While these findings show that, in theory, students are pretty clued- up about the insecurities of the job market, further questioning revealed several anomalies in their ideas. When asked for their personal career predictions, well over half said that they "expected to find work in their chosen profession" and that they expected "to stay with their first employer for two or three years". One year on, Reed caught up with the same students and discovered that more than half of them were working on short-term contracts or were employed as temporaries, and that 44 per cent were "worried and depressed about the world of work".

According to Gryzb, graduates need to rethink their ideas if they are to stay afloat in the job market: "When you get a job you need to really get in there and seek out the champions of the company - the ones who get things done - and make yourself known to them. A proactive attitude is essential. Once you get one job you should start looking for another one immediately. You should also make sure that you get a written reference at the end of the contract. It will really help if you've got something to show someone else straightaway.'

Useful advice for the lucky graduates who manage to get an "in" to their chosen profession; but what of those who don't? Of the 12,000 students surveyed by Reed, 63 per cent hadn't made it into the profession of their choice a year after graduation, and were either unemployed, working as temporaries or employed in other professions.

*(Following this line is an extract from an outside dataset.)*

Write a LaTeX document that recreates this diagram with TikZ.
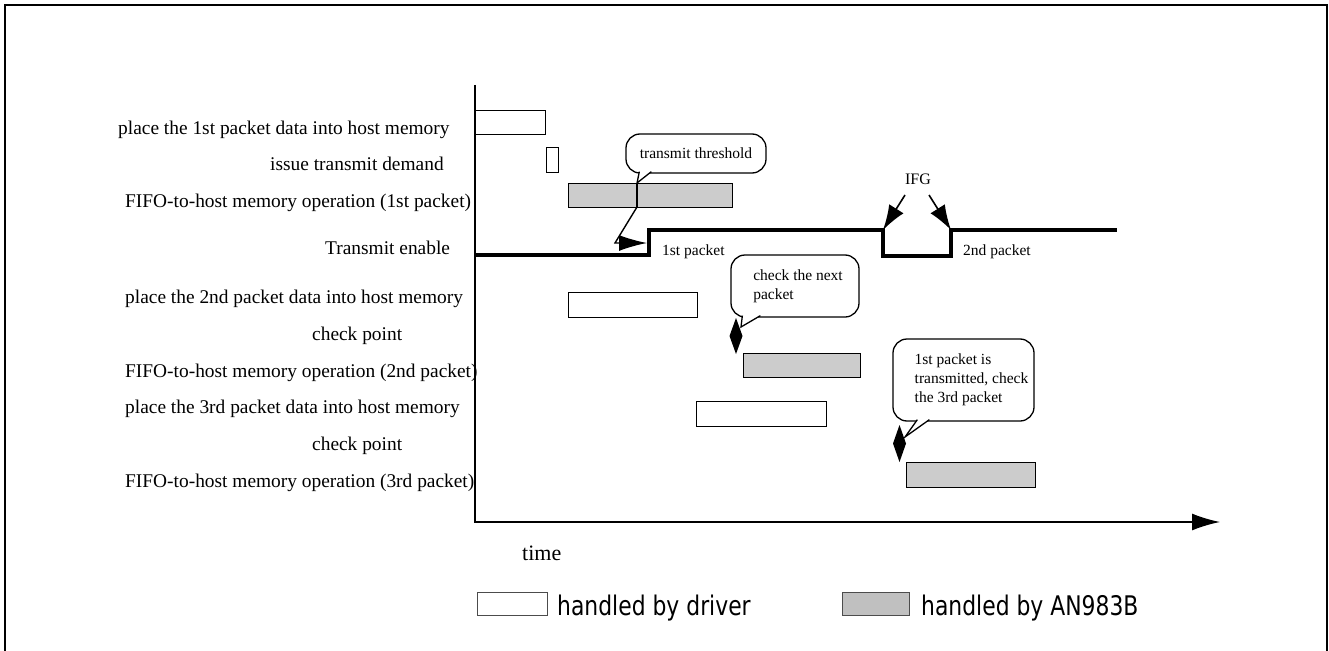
\documentclass[tikz,border=0pt]{standalone}
\usepackage{fontspec}
\setmainfont{Liberation Serif}
\newfontfamily\legendfont[FakeStretch=0.81]{DejaVu Sans}
\usetikzlibrary{arrows.meta}
\definecolor{barfill}{HTML}{CCCCCC}
\definecolor{keyfill}{HTML}{C0C0C0}
\tikzset{
    drvbox/.style={draw, fill=white, line width=1.4pt, inner sep=0pt, anchor=north west},
    chipbox/.style={drvbox, fill=barfill},
    rowtxt/.style={anchor=base west, inner sep=0pt, font=\fontsize{19.4}{22}\selectfont},
    smalltxt/.style={anchor=base west, inner sep=0pt, font=\fontsize{15.5}{19}\selectfont},
    bubble/.style={draw, fill=white, rounded corners=14pt, line width=1.3pt, align=left, inner sep=0pt, font=\fontsize{15.5}{19}\selectfont},
    bubline/.style={line width=1.3pt, fill=white},
    sig/.style={line width=4pt},
    legtxt/.style={anchor=base west, inner sep=0pt, font=\legendfont\fontsize{27}{30}\selectfont},
}
\begin{document}
\begin{tikzpicture}[x=1pt, y=-1pt]
    \useasboundingbox (0,0) rectangle (1329,650);
    \draw[line width=1.5pt] (5,652) -- (5,5) -- (1327,5) -- (1327,652);
    % axes
    \coordinate (top) at (475,85);
    \coordinate (org) at (475,522);
    \coordinate (far) at (1220,522);
    \draw[line width=1.6pt, -{Latex[length=28pt,width=17pt]}] (top) -- (org) -- (far);
    \node[anchor=base west, inner sep=0pt, font=\fontsize{22}{26}\selectfont] (time) at (522,560) {time};
    % row labels
    \foreach \n/\x/\y/\txt in {1/118/134/place the 1st packet data into host memory,
        2/270/170/issue transmit demand,
        3/125/207/FIFO-to-host memory operation (1st packet),
        4/325/254/Transmit enable,
        5/125/303/place the 2nd packet data into host memory,
        6/312/340/check point,
        7/125/377/FIFO-to-host memory operation (2nd packet),
        8/125/413/place the 3rd packet data into host memory,
        9/312/450/check point,
        10/125/487/FIFO-to-host memory operation (3rd packet)}
        \node[rowtxt] (row\n) at (\x,\y) {\txt};
    % bars
    \node[drvbox, minimum width=70pt, minimum height=24pt] (put1) at (475,110) {};
    \node[drvbox, minimum width=12pt, minimum height=25pt] (go) at (546,147) {};
    \node[chipbox, minimum width=164pt, minimum height=24pt] (dma1) at (568,183) {};
    \coordinate (thrtop) at (637,183);
    \coordinate (thrbot) at (637,207);
    \draw[line width=1.4pt] (thrtop) -- (thrbot);
    \node[drvbox, minimum width=129pt, minimum height=25pt] (put2) at (568,292) {};
    \node[chipbox, minimum width=117pt, minimum height=24pt] (dma2) at (743,353) {};
    \node[drvbox, minimum width=130pt, minimum height=25pt] (put3) at (696,401) {};
    \node[chipbox, minimum width=129pt, minimum height=25pt] (dma3) at (906,462) {};
    % transmit enable
    \draw[sig] (475,255) -- (649,255) coordinate (rise1) -- (649,230) -- (883,230) coordinate (fall)
        -- (883,256) -- (951,256) -- (951,230) coordinate (rise2) -- (1117,230);
    \node[smalltxt] (pk1) at (662,255) {1st packet};
    \node[smalltxt] (pk2) at (963,255) {2nd packet};
    \coordinate (bend) at (615,243);
    \coordinate (hit) at (647,243);
    \draw[line width=1.4pt, -{Latex[length=28pt,width=16pt]}] (thrbot) -- (bend) -- (hit);
    \node[anchor=base, inner sep=0pt, font=\fontsize{16}{19}\selectfont] (ifg) at (918,184) {IFG};
    \coordinate (ifgl) at (905,195);
    \coordinate (ifgr) at (929,195);
    \draw[line width=1.6pt, -{Latex[length=25pt,width=17pt]}] (ifgl) -- (fall);
    \draw[line width=1.6pt, -{Latex[length=25pt,width=17pt]}] (ifgr) -- (rise2);
    % callouts
    \node[bubble, minimum width=140pt, minimum height=39pt] (thr) at (696,153.5) {transmit threshold};
    \draw[bubline] ([xshift=14pt,yshift=2pt]thr.south west) -- (thrtop) -- ([xshift=26pt,yshift=2pt]thr.south west);
    \node[bubble, minimum width=128pt, minimum height=62pt] (nxt) at (795,286) {\hspace*{6pt}check the next\\\hspace*{6pt}packet};
    \coordinate (tip2) at (741,327);
    \draw[bubline] ([xshift=12pt,yshift=2pt]nxt.south west) -- (tip2) -- ([xshift=30pt,yshift=2pt]nxt.south west);
    \node[bubble, minimum width=141pt, minimum height=82pt] (sent) at (963.5,380) {\hspace*{16pt}1st packet is\\\hspace*{16pt}transmitted, check\\\hspace*{16pt}the 3rd packet};
    \coordinate (tip3) at (905,437);
    \draw[bubline] ([xshift=25pt,yshift=2pt]sent.south west) -- (tip3) -- ([xshift=37pt,yshift=2pt]sent.south west);
    % check points
    \fill (736,318) -- (742.5,336) -- (736,354) -- (729.5,336) -- cycle;
    \fill (899.5,425) -- (906,443.5) -- (899.5,462) -- (893,443.5) -- cycle;
    % legend
    \node[drvbox, line width=1pt, draw=black!70, minimum width=70pt, minimum height=23pt] (keydrv) at (477,592) {};
    \node[legtxt] (keydrvtxt) at (557,615) {handled by driver};
    \node[chipbox, line width=1pt, draw=black!70, fill=keyfill, minimum width=67pt, minimum height=23pt] (keychip) at (842,592) {};
    \node[legtxt] (keychiptxt) at (921,615) {handled by AN983B};
\end{tikzpicture}
\end{document}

Jane Cameron, 24, from Manchester, planned on embarking on a career in advertising when she finished at university. Instead she's been hired for and fired from three separate secretarial jobs with three different agencies since she moved to London a year ago.

"I needed to earn money immediately on graduation, so I got a secretarial job through an agency and started sending out applications to ad agencies in my spare time," she says. "For a few months the idea of eventually getting an advertising job kept me going, but after hearing nothing I got fed up and extremely `attitudinal' at work. I was getting really bitter and frustrated, and it showed. Eventually they sacked me and the agency let me go."

Nine months on, Cameron is still looking for a break into advertising while doing secretarial work: "In no way do I want to be a secretary, but it really scares me that I've been sacked three times in one year. All I'm doing is trying to hold on to the idea that I'm worth more than secretarial work, but I let that attitude come through much too often, and I can't seem to control it. Sometimes I think there must be something wrong with me. Even if I ever did get an interview with an ad agency, I'd never get a decent reference."

While Cameron may feel "different" in her attitude, she is not alone. Many graduates who take clerical work as a fill-in until they can get the job they want get frustrated.

Geraldine Keady, at Adecco Alfred Marks, says that graduates often have the wrong attitude: "They dress in a very artsy, studenty way and then walk in expecting to get a top job straightaway. I don't think they get very much advice from their careers officers at university."

Jo-Ellen Gryzb echoes Keady's views: "I'm often shocked by the poor standard of careers advice given to many students, and I think it's a big cause of the problems they have later. These are problems that could be avoided if people were taught that the rules you operate under in the workplace are different to those you operate under in life. It's simple but true."